The thing that shocked me was that I briefly remembered the article I've linked at the top. (Please click on the title of this post if you wish to read that article.) A vague memory of a sentence the author made in that Adventist Today article about how Christ's sacrifice wasn't needed to appease God. Traditional Adventists or Christians say that it was the violation of the Law that had to be resolved. Of course, it bothers me at times that the Law is not a separate entity from God Himself. I say that with all respect.

I wish to continue to believe in God, so I dealt with these perplexing and unpleasant thoughts by deciding that since God sacrificed Himself He was appeasing his own need for wholeness as regards His own demands regarding his moral Law. He paid the ultimate sacrifice in that He sacrificed Himself. No one can pay a greater price.

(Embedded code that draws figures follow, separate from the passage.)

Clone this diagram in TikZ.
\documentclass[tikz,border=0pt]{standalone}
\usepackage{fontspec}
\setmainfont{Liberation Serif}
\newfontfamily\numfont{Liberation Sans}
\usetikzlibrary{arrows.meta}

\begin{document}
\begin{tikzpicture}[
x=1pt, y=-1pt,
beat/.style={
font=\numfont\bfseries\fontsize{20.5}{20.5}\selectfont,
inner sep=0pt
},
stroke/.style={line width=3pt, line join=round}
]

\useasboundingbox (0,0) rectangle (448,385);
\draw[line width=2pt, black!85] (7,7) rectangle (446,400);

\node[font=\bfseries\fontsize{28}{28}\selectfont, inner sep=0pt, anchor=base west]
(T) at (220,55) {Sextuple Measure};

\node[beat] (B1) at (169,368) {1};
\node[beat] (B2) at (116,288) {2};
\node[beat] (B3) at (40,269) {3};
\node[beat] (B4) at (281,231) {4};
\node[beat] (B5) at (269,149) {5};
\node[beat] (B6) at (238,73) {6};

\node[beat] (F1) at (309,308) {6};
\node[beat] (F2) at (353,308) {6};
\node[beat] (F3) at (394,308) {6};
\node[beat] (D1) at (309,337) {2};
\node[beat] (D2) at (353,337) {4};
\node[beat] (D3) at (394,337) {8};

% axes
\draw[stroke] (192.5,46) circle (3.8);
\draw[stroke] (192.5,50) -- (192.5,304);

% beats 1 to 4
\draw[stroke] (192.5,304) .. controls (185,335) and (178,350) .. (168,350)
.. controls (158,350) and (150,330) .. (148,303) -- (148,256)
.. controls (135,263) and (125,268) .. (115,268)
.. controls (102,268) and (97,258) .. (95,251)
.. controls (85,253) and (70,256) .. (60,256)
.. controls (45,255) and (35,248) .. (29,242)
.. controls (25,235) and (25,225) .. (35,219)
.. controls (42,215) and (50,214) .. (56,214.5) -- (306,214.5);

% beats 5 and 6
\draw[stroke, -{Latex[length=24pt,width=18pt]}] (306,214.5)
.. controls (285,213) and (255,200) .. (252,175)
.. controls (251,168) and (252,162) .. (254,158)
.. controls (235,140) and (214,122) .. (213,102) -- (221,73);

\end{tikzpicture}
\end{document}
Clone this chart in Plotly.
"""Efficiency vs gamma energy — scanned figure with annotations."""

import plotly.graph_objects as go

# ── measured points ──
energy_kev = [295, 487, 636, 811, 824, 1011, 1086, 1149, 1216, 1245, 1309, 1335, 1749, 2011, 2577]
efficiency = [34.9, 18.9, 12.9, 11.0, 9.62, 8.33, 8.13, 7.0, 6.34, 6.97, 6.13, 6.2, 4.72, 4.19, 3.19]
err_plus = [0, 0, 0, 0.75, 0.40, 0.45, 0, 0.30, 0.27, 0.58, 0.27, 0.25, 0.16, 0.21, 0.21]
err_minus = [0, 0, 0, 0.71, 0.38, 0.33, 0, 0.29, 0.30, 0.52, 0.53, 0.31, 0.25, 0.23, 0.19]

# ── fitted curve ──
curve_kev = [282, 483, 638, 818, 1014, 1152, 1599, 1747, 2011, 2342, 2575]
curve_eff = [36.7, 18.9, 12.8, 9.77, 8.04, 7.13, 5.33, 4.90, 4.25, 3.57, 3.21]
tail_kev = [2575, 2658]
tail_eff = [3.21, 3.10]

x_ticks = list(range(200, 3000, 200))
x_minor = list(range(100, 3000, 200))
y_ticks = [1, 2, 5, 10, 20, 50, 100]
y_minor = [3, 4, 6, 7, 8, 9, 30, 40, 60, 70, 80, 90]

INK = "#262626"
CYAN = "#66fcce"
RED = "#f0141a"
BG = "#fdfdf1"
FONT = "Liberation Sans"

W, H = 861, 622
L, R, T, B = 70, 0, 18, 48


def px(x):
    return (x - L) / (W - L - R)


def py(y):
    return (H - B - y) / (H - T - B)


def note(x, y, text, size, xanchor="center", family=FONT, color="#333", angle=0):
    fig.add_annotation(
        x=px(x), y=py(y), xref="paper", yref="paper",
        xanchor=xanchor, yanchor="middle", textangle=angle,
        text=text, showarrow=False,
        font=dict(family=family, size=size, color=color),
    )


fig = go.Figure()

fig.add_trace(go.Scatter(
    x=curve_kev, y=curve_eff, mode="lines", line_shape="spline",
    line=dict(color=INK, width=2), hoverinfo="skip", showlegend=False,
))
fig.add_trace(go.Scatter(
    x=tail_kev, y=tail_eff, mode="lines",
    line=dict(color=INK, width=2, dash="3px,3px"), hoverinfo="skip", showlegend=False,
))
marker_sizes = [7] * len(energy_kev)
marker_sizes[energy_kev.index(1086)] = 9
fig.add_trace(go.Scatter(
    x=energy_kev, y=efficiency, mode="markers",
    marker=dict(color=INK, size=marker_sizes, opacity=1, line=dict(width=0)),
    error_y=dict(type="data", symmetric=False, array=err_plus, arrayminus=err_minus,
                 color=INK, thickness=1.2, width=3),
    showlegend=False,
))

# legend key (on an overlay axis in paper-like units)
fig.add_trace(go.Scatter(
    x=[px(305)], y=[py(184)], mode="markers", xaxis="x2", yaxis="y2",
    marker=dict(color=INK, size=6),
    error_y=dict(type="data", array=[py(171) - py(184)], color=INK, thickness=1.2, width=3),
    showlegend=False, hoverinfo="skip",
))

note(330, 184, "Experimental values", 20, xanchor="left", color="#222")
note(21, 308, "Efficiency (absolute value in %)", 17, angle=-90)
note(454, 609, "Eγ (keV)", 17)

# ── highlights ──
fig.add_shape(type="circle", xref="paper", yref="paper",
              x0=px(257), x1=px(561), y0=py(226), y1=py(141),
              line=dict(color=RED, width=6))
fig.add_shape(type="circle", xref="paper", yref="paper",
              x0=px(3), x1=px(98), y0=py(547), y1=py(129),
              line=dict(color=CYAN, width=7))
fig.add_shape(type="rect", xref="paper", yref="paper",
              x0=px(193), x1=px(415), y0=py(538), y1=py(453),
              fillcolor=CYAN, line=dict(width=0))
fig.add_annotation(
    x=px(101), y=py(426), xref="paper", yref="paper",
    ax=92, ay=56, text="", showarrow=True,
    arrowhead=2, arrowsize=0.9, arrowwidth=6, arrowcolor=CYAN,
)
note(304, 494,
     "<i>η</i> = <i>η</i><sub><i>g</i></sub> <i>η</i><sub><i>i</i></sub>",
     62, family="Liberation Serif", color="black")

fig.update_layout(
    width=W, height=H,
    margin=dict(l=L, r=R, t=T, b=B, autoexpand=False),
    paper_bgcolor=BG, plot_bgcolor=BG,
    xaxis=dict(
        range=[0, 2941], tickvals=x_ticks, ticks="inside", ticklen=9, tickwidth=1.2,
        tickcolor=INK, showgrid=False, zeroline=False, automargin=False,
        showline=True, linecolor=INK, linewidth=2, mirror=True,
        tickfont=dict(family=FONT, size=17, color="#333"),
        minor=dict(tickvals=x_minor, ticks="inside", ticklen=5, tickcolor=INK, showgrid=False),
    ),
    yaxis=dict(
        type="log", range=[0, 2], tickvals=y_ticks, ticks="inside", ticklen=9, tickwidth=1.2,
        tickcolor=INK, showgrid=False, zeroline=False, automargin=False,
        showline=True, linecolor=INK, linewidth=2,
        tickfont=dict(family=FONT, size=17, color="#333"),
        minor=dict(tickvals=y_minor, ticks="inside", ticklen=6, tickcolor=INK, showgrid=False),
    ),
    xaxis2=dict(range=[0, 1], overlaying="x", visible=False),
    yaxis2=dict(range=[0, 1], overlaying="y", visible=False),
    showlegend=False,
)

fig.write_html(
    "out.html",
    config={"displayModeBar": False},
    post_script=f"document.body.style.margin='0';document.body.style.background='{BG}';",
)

The reason that I found all this unsettling, and I have to study, ponder and pray about this more is the following. Why is there so much blood and victims and sacrifice in the Old Testament and in God the Son's sacrifice? Why so much suffering? Why this obsession in ancient cultures as well in the Judaeo-Christian culture with blood, and victims and sacrifice and pain and loss of life? What is it about ancient man and man's perception of what the word of God says about sacrifice to appease gods or God Himself? I'm missing my own point here a bit. It eludes me because it is so uncomfortable and mysterious.

Why does anyone, ancient mankind (humankind) or God, Himself, have to sacrifice others or Himself in order to have peace? Don't get me wrong. We serve a wonderful God, but again, what is all this perplexing obsession and need for blood and more blood. I speak of more blood, or the ultimate blood loss of the Son of God, God Himself really, as the “more blood."

It almost sounds slightly unsophisticated or unnecessary, this obsession or this great need for blood or sacrifice of life. But who am I, a mere mortal and an imperfect one, at that, to disapprove of the "without blood there is no appeasement." The good thing is that we are not required to sacrifice our own children or our own selves to have peace with God.

Why oh why, Lord God, did you have to suffer so much? Couldn't you have shown us you loved us in a different way? I'm mortified that you had to suffer so much for us, and for me.

As I am wont to say often, I'm missing something here. I don't have all the pieces of the puzzle. There had to have been other solutions, other ways of saving man and womankind. But, whatever the reason that our God felt it absolutely necessary to sacrifice Himself that we might live at peace with Him, I am grateful. I hope to understand and love this God who suffered so much and who continues to suffer with us.

Does anyone out there have a solution to this unease I felt while watching so much human sacrifice and why God Himself had to sacrifice Himself, as well, for us? Yes, I know what the Bible says, but why does it say it? Why does it say it so often and so obessessivley. There has to be more to humanity's story than blood shedding and/or blood shedding or sacrifice as a means to resolution of past wrongs or of Original Sin. What am I missing here?